The Lonely Island / Joe Scarnici/Wire Image
5
SPIN Rating: 5 of 10
Release Date: June 11, 2013
Label: Republic

Just how funny is whiteness? How hilarious is it to experience awkward white dudes grappling with such challenges as fitting in at the club, singing R&B hooks, impressing the opposite sex, rapping, raging on Spring Break, trying to look cool in sunglasses, and just generally attempting to get through life while not knowing how to dance? Weird Al seemingly answered this question with “White and Nerdy” — it’s funny for about five minutes — but that hasn’t stopped the Lonely Island from building an entire career off the subject.

And so, how many licks does it take to get to the center of this particular joke? On The Wack Album — the third(!) full-length from the Saturday Night Live-bolstered trio of Andy Samberg, Jorma Taccone, and Akiva Schaffer — we are offered 20 more, a handful of these tracks bordering on genius, a few offering genuine yuks, and the rest sounding so half-baked they could be an ice-cream flavor. “You’ve Got the Look” maladroitly riffs on wardrobe malfunction (“Time to shake things up, so you took one out”) and manages to squander guest spots by Hugh Jackman and Kristin Wiig; “I’m a Hustler” revises “The Creep” character for a few leftover verses, which stop mid-sentence because the song is literally unfinished. “We Are a Crowd” is a dispassionate Sesame Street sing-along; “I Don’t Give a Honk” has something to do with swearing, but see if you can get through it more than once. Comedians are encouraged to fall on their faces, but many of these songs shouldn’t have made it out of dress rehearsal, so incongruous are they when surrounded by the truly good stuff.

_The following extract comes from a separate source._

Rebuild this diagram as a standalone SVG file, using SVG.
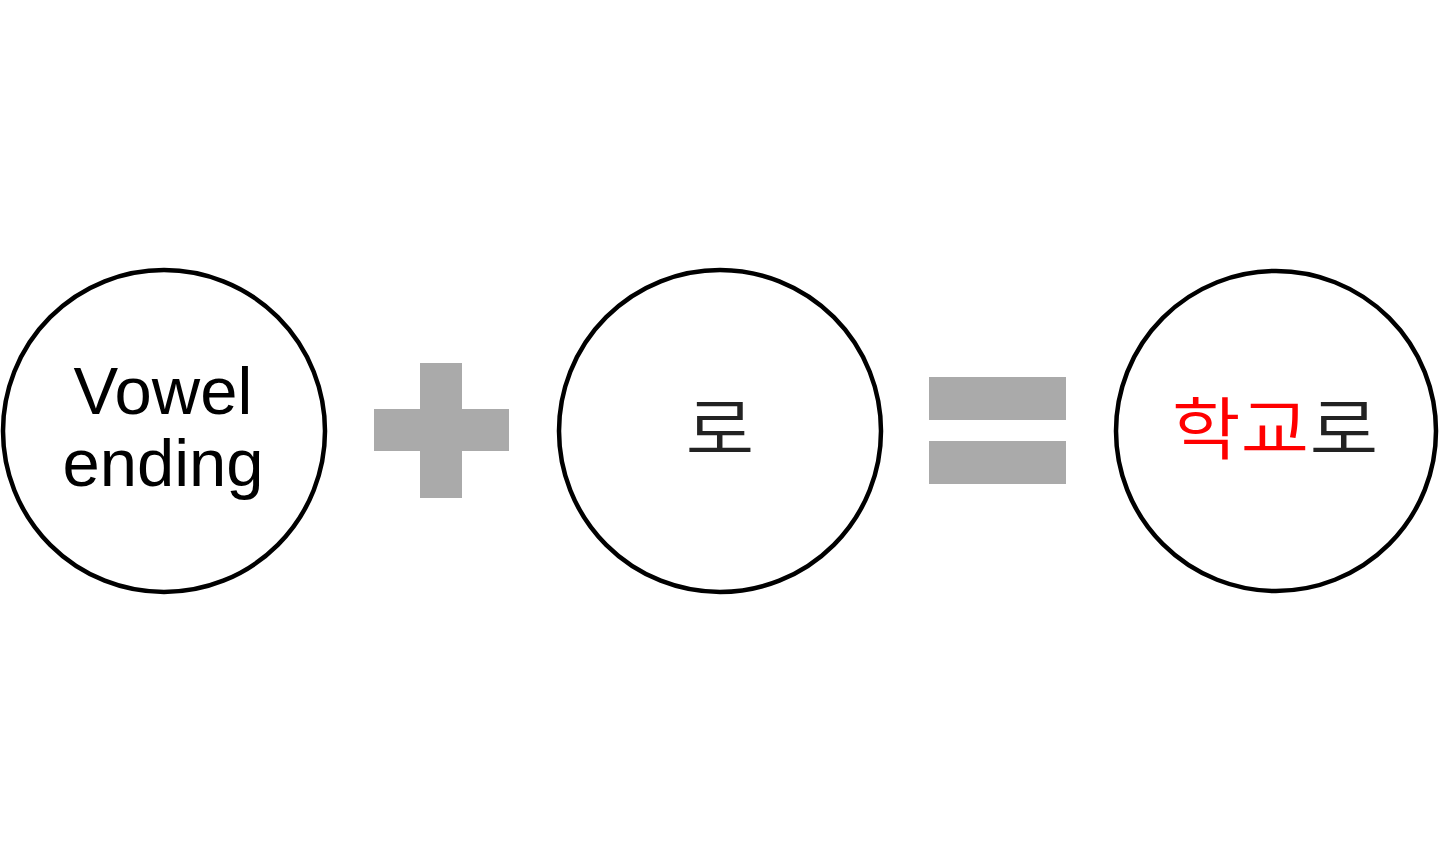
<svg xmlns="http://www.w3.org/2000/svg" width="1440" height="861" viewBox="0 0 1440 861">
<style>
.node circle{fill:#fff;stroke:#000;stroke-width:4.5}
.op{fill:#aaaaaa}
.lat{font-family:"Liberation Sans",Arial,sans-serif;font-size:67px;fill:#000;text-anchor:middle}
.kr{font-family:"Noto Sans CJK KR","Noto Sans",sans-serif;font-size:68px;font-weight:350;fill:#222;text-anchor:middle}
.red{fill:#ff0000}
</style>
<rect width="1440" height="861" fill="#fff"/>
<g id="node-vowel" class="node">
<circle cx="164" cy="431" r="161"/>
<text class="lat" x="163" y="414">Vowel</text>
<text class="lat" x="163" y="486">ending</text>
</g>
<g id="op-plus">
<rect class="op" x="374" y="409" width="135" height="42"/>
<rect class="op" x="420" y="363" width="42" height="135"/>
</g>
<g id="node-ro" class="node">
<circle cx="720" cy="431" r="161"/>
<text class="kr" x="0" y="454" transform="translate(720 0) scale(1.1 1)">로</text>
</g>
<g id="op-equals">
<rect class="op" x="929" y="377" width="137" height="43"/>
<rect class="op" x="929" y="441" width="137" height="43"/>
</g>
<g id="node-result" class="node">
<circle cx="1276" cy="431" r="160"/>
<text class="kr" x="0" y="454" transform="translate(1275 0) scale(1.1 1)"><tspan class="red">학교</tspan>로</text>
</g>
<g id="connectors"></g>
</svg>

Because there is truly good stuff. Wit abounds on “YOLO” (“Never go to saunas cause they’re crawling with piranhas”), which features Kendrick Lamar and succeeds in illustrating one of the Lonely Island’s key points: Making pop music is laughably easy. “Spring Break Anthem,” which recasts the annual bacchanal as an expression of repressed homosexuality, is actual biting satire, something these guys aren’t generally concerned with. “Go Kindergarten” (featuring Robyn), a send-up of dance-floor entreaties, and “Semicolon” (featuring Solange), a meditation on the punctuation mark in #hashtag rap, offer some gems: “Have a muthafuckin’ baby on the floor / Raise it in the club, home-school it by the door” and “You’re acting all Macchio — Ralph / But I’ll eat all you cats — Alf,” respectively.

This makes for about one-third of a quality album, and LI seem to know it: They’ve already released all the good songs online. Three albums into the honorable project of subjecting pop music to ridiculously outsized whiteness, our hosts have yet to learn one of comedy’s most important lessons: All the fart jokes in the world are no substitute for the occasional bit of restraint.